▸ EXERCISE INSTRUCTIONS:
Transcribe the whole listing below without changing a word, but leave out every image.

▸ MATERIAL PROVIDED:
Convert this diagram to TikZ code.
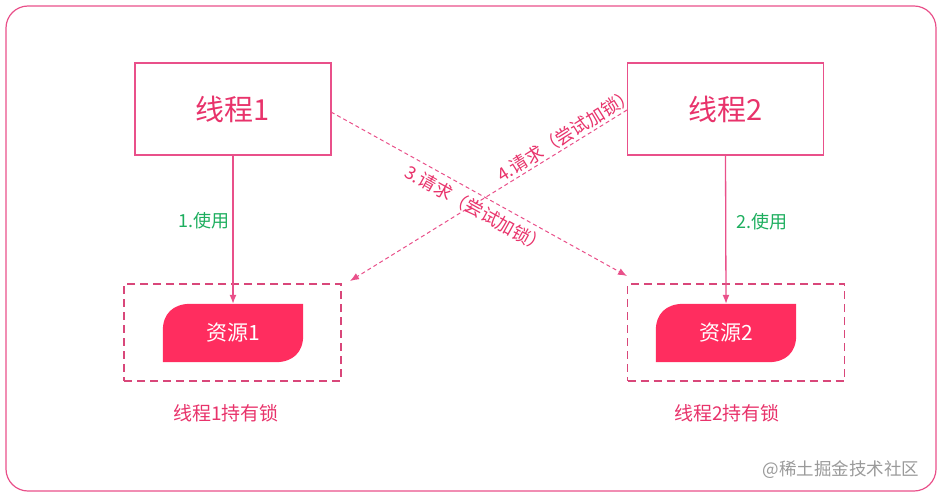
\documentclass[tikz,border=0pt]{standalone}
\usepackage{fontspec}
\setmainfont{Noto Sans CJK SC}
\usetikzlibrary{arrows.meta,calc}
\definecolor{pinkline}{HTML}{E9508A}
\definecolor{pinktext}{HTML}{E8336B}
\definecolor{resfill}{HTML}{FF2D5F}
\definecolor{greentext}{HTML}{1DAE5E}
\definecolor{dashbox}{HTML}{D9477A}
\definecolor{wm}{HTML}{9A9A9A}
\begin{document}
\begin{tikzpicture}[x=1pt,y=-1pt,
  thread/.style={draw=pinkline,line width=1.2pt,minimum width=196pt,minimum height=92pt,inner sep=0pt,
     text=pinktext,font=\fontsize{29}{34}\selectfont},
  holder/.style={draw=dashbox,line width=1.8pt,dash pattern=on 8pt off 5pt,minimum width=217pt,minimum height=97pt,inner sep=0pt},
  res/.style={minimum width=140pt,minimum height=58pt,inner sep=0pt,text=white,font=\fontsize{21}{25}\selectfont},
  usearrow/.style={draw=pinkline,line width=1.3pt,-{Latex[length=9pt,width=7pt]}},
  reqarrow/.style={draw=pinkline,line width=1pt,dash pattern=on 4pt off 3pt,-{Latex[length=9pt,width=7pt]}},
  uselabel/.style={text=greentext,font=\fontsize{18}{21}\selectfont},
  reqlabel/.style={text=pinktext,inner sep=1pt,font=\fontsize{18}{21}\selectfont},
  caption/.style={text=pinktext,font=\fontsize{19}{23}\selectfont}
]
\useasboundingbox (0,0) rectangle (941,497);
\draw[pinkline,line width=1.2pt,rounded corners=22pt] (6,6) rectangle (936,491);

\node[thread] (t1) at (233,109) {线程1};
\node[thread] (t2) at (725.5,109) {线程2};

\node[holder] (h1) at (232.5,332.5) {};
\node[holder] (h2) at (736,332.5) {};

\node[res] (r1) at (233,333) {};
\node[res] (r2) at (726,333) {};
\foreach \r in {r1,r2}{
  \fill[resfill] (\r.south west) -- ($(\r.north west)+(0,27)$)
    .. controls ($(\r.north west)+(0,10)$) and ($(\r.north west)+(10,0)$) .. ($(\r.north west)+(28,0)$)
    -- (\r.north east) -- ($(\r.south east)+(0,-27)$)
    .. controls ($(\r.south east)+(0,-10)$) and ($(\r.south east)+(-10,0)$) .. ($(\r.south east)+(-28,0)$)
    -- cycle;
}
\node[res] at (r1) {资源1};
\node[res] at (r2) {资源2};

\draw[usearrow] (t1.south) -- (r1.north);
\draw[usearrow] (t2.south) -- (r2.north);
\node[uselabel] (l1) at (204,221) {1.使用};
\node[uselabel] (l2) at (762,222) {2.使用};

\coordinate (s3) at (331,112);
\coordinate (e3) at (627,276);
\coordinate (s4) at (627,110);
\coordinate (e4) at (350,281);
\draw[reqarrow] (s3) -- (e3);
\draw[reqarrow] (s4) -- (e4);
\node[reqlabel,rotate=-29] (l3) at (476,209) {3.请求（尝试加锁）};
\node[reqlabel,rotate=32] (l4) at (566,135) {4.请求（尝试加锁）};

\node[caption] (c1) at (226,413) {线程1持有锁};
\node[caption] (c2) at (727,413) {线程2持有锁};

\node[text=wm,font=\fontsize{17.5}{21}\selectfont] (wm) at (841,470) {@稀土掘金技术社区};
\end{tikzpicture}
\end{document}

▸ SOLUTION:
Convert this diagram to TikZ code.
\documentclass[tikz,border=0pt]{standalone}
\usepackage{fontspec}
\setmainfont{Noto Sans CJK SC}
\usetikzlibrary{arrows.meta,calc}
\definecolor{pinkline}{HTML}{E9508A}
\definecolor{pinktext}{HTML}{E8336B}
\definecolor{resfill}{HTML}{FF2D5F}
\definecolor{greentext}{HTML}{1DAE5E}
\definecolor{dashbox}{HTML}{D9477A}
\definecolor{wm}{HTML}{9A9A9A}
\begin{document}
\begin{tikzpicture}[x=1pt,y=-1pt,
  thread/.style={draw=pinkline,line width=1.2pt,minimum width=196pt,minimum height=92pt,inner sep=0pt,
     text=pinktext,font=\fontsize{29}{34}\selectfont},
  holder/.style={draw=dashbox,line width=1.8pt,dash pattern=on 8pt off 5pt,minimum width=217pt,minimum height=97pt,inner sep=0pt},
  res/.style={minimum width=140pt,minimum height=58pt,inner sep=0pt,text=white,font=\fontsize{21}{25}\selectfont},
  usearrow/.style={draw=pinkline,line width=1.3pt,-{Latex[length=9pt,width=7pt]}},
  reqarrow/.style={draw=pinkline,line width=1pt,dash pattern=on 4pt off 3pt,-{Latex[length=9pt,width=7pt]}},
  uselabel/.style={text=greentext,font=\fontsize{18}{21}\selectfont},
  reqlabel/.style={text=pinktext,inner sep=1pt,font=\fontsize{18}{21}\selectfont},
  caption/.style={text=pinktext,font=\fontsize{19}{23}\selectfont}
]
\useasboundingbox (0,0) rectangle (941,497);
\draw[pinkline,line width=1.2pt,rounded corners=22pt] (6,6) rectangle (936,491);

\node[thread] (t1) at (233,109) {线程1};
\node[thread] (t2) at (725.5,109) {线程2};

\node[holder] (h1) at (232.5,332.5) {};
\node[holder] (h2) at (736,332.5) {};

\node[res] (r1) at (233,333) {};
\node[res] (r2) at (726,333) {};
\foreach \r in {r1,r2}{
  \fill[resfill] (\r.south west) -- ($(\r.north west)+(0,27)$)
    .. controls ($(\r.north west)+(0,10)$) and ($(\r.north west)+(10,0)$) .. ($(\r.north west)+(28,0)$)
    -- (\r.north east) -- ($(\r.south east)+(0,-27)$)
    .. controls ($(\r.south east)+(0,-10)$) and ($(\r.south east)+(-10,0)$) .. ($(\r.south east)+(-28,0)$)
    -- cycle;
}
\node[res] at (r1) {资源1};
\node[res] at (r2) {资源2};

\draw[usearrow] (t1.south) -- (r1.north);
\draw[usearrow] (t2.south) -- (r2.north);
\node[uselabel] (l1) at (204,221) {1.使用};
\node[uselabel] (l2) at (762,222) {2.使用};

\coordinate (s3) at (331,112);
\coordinate (e3) at (627,276);
\coordinate (s4) at (627,110);
\coordinate (e4) at (350,281);
\draw[reqarrow] (s3) -- (e3);
\draw[reqarrow] (s4) -- (e4);
\node[reqlabel,rotate=-29] (l3) at (476,209) {3.请求（尝试加锁）};
\node[reqlabel,rotate=32] (l4) at (566,135) {4.请求（尝试加锁）};

\node[caption] (c1) at (226,413) {线程1持有锁};
\node[caption] (c2) at (727,413) {线程2持有锁};

\node[text=wm,font=\fontsize{17.5}{21}\selectfont] (wm) at (841,470) {@稀土掘金技术社区};
\end{tikzpicture}
\end{document}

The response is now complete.